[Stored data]
◆ ◆ ◆ ◆ ◆ ◆ ◆
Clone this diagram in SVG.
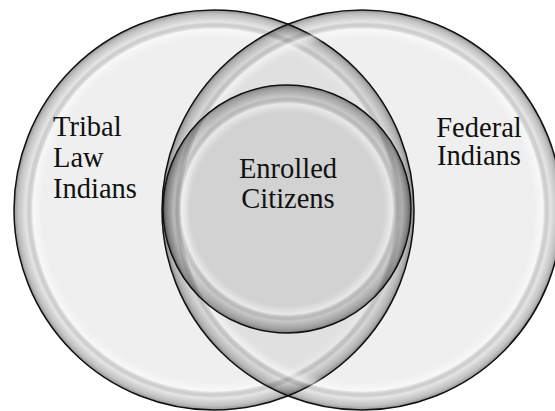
<svg xmlns="http://www.w3.org/2000/svg" width="555" height="411" viewBox="0 0 555 411">
  <defs>
    <!-- glassy rim for the two large circles (r = 200) -->
    <radialGradient id="rimLarge">
      <stop offset="0" stop-color="#fff" stop-opacity="0"/>
      <stop offset="0.86" stop-color="#fff" stop-opacity="0"/>
      <stop offset="0.905" stop-color="#fff" stop-opacity="0.55"/>
      <stop offset="0.94" stop-color="#000" stop-opacity="0.04"/>
      <stop offset="0.98" stop-color="#000" stop-opacity="0.2"/>
      <stop offset="1" stop-color="#000" stop-opacity="0.38"/>
    </radialGradient>
    <!-- glassy rim for the inner circle (r = 124) -->
    <radialGradient id="rimSmall">
      <stop offset="0" stop-color="#fff" stop-opacity="0"/>
      <stop offset="0.78" stop-color="#fff" stop-opacity="0"/>
      <stop offset="0.85" stop-color="#fff" stop-opacity="0.5"/>
      <stop offset="0.905" stop-color="#000" stop-opacity="0.05"/>
      <stop offset="0.97" stop-color="#000" stop-opacity="0.24"/>
      <stop offset="1" stop-color="#000" stop-opacity="0.4"/>
    </radialGradient>
  </defs>
  <style>
    .base { fill: #000; fill-opacity: 0.062; }
    .edge { fill: none; stroke: #111; stroke-width: 1.5; }
    text { font-family: "Liberation Serif", "Times New Roman", "DejaVu Serif", serif; font-size: 28.5px; fill: #111; }
  </style>

  <rect width="555" height="411" fill="#fff"/>

  <g id="tribal-law-indians">
    <circle class="base" cx="214" cy="210" r="200"/>
    <circle cx="214" cy="210" r="200" fill="url(#rimLarge)"/>
    <circle class="edge" cx="214" cy="210" r="200"/>
  </g>

  <g id="federal-indians">
    <circle class="base" cx="362" cy="210" r="200"/>
    <circle cx="362" cy="210" r="200" fill="url(#rimLarge)"/>
    <circle class="edge" cx="362" cy="210" r="200"/>
  </g>

  <g id="enrolled-citizens">
    <circle class="base" cx="287" cy="209" r="124"/>
    <circle cx="287" cy="209" r="124" fill="url(#rimSmall)"/>
    <circle class="edge" cx="287" cy="209" r="124"/>
  </g>

  <g id="labels">
    <text x="53" y="136">Tribal</text>
    <text x="53" y="167">Law</text>
    <text x="53" y="198">Indians</text>
    <text x="479" y="137" text-anchor="middle">Federal</text>
    <text x="479" y="165" text-anchor="middle">Indians</text>
    <text x="288" y="178" text-anchor="middle">Enrolled</text>
    <text x="288" y="208" text-anchor="middle">Citizens</text>
  </g>
</svg>
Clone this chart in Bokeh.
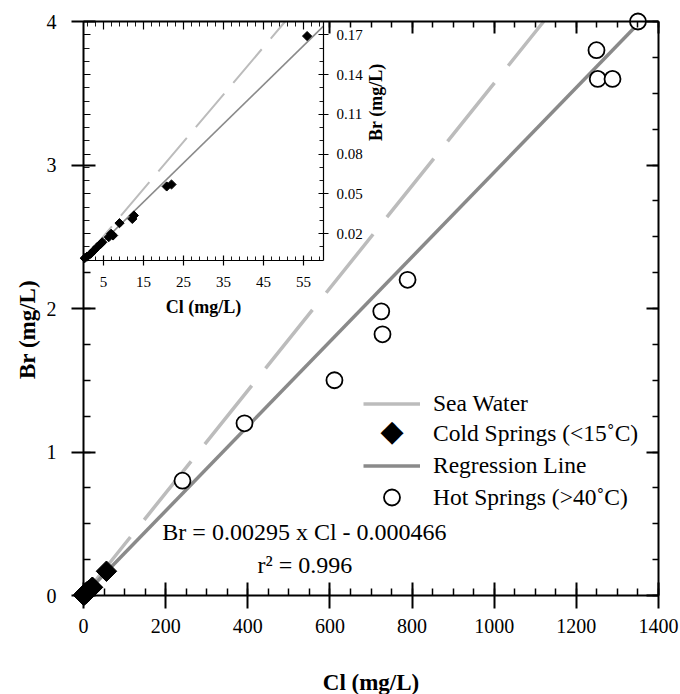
◆ ◆ ◆ ◆ ◆ ◆ ◆
WHAT YOU SHOULD DO: Transcribe the whole listing exactly. Pictures stay out of your copy.

OUTPUT OF THE TASK:
Clone this diagram in SVG.
<svg xmlns="http://www.w3.org/2000/svg" width="555" height="411" viewBox="0 0 555 411">
  <defs>
    <!-- glassy rim for the two large circles (r = 200) -->
    <radialGradient id="rimLarge">
      <stop offset="0" stop-color="#fff" stop-opacity="0"/>
      <stop offset="0.86" stop-color="#fff" stop-opacity="0"/>
      <stop offset="0.905" stop-color="#fff" stop-opacity="0.55"/>
      <stop offset="0.94" stop-color="#000" stop-opacity="0.04"/>
      <stop offset="0.98" stop-color="#000" stop-opacity="0.2"/>
      <stop offset="1" stop-color="#000" stop-opacity="0.38"/>
    </radialGradient>
    <!-- glassy rim for the inner circle (r = 124) -->
    <radialGradient id="rimSmall">
      <stop offset="0" stop-color="#fff" stop-opacity="0"/>
      <stop offset="0.78" stop-color="#fff" stop-opacity="0"/>
      <stop offset="0.85" stop-color="#fff" stop-opacity="0.5"/>
      <stop offset="0.905" stop-color="#000" stop-opacity="0.05"/>
      <stop offset="0.97" stop-color="#000" stop-opacity="0.24"/>
      <stop offset="1" stop-color="#000" stop-opacity="0.4"/>
    </radialGradient>
  </defs>
  <style>
    .base { fill: #000; fill-opacity: 0.062; }
    .edge { fill: none; stroke: #111; stroke-width: 1.5; }
    text { font-family: "Liberation Serif", "Times New Roman", "DejaVu Serif", serif; font-size: 28.5px; fill: #111; }
  </style>

  <rect width="555" height="411" fill="#fff"/>

  <g id="tribal-law-indians">
    <circle class="base" cx="214" cy="210" r="200"/>
    <circle cx="214" cy="210" r="200" fill="url(#rimLarge)"/>
    <circle class="edge" cx="214" cy="210" r="200"/>
  </g>

  <g id="federal-indians">
    <circle class="base" cx="362" cy="210" r="200"/>
    <circle cx="362" cy="210" r="200" fill="url(#rimLarge)"/>
    <circle class="edge" cx="362" cy="210" r="200"/>
  </g>

  <g id="enrolled-citizens">
    <circle class="base" cx="287" cy="209" r="124"/>
    <circle cx="287" cy="209" r="124" fill="url(#rimSmall)"/>
    <circle class="edge" cx="287" cy="209" r="124"/>
  </g>

  <g id="labels">
    <text x="53" y="136">Tribal</text>
    <text x="53" y="167">Law</text>
    <text x="53" y="198">Indians</text>
    <text x="479" y="137" text-anchor="middle">Federal</text>
    <text x="479" y="165" text-anchor="middle">Indians</text>
    <text x="288" y="178" text-anchor="middle">Enrolled</text>
    <text x="288" y="208" text-anchor="middle">Citizens</text>
  </g>
</svg>
Clone this chart in Bokeh.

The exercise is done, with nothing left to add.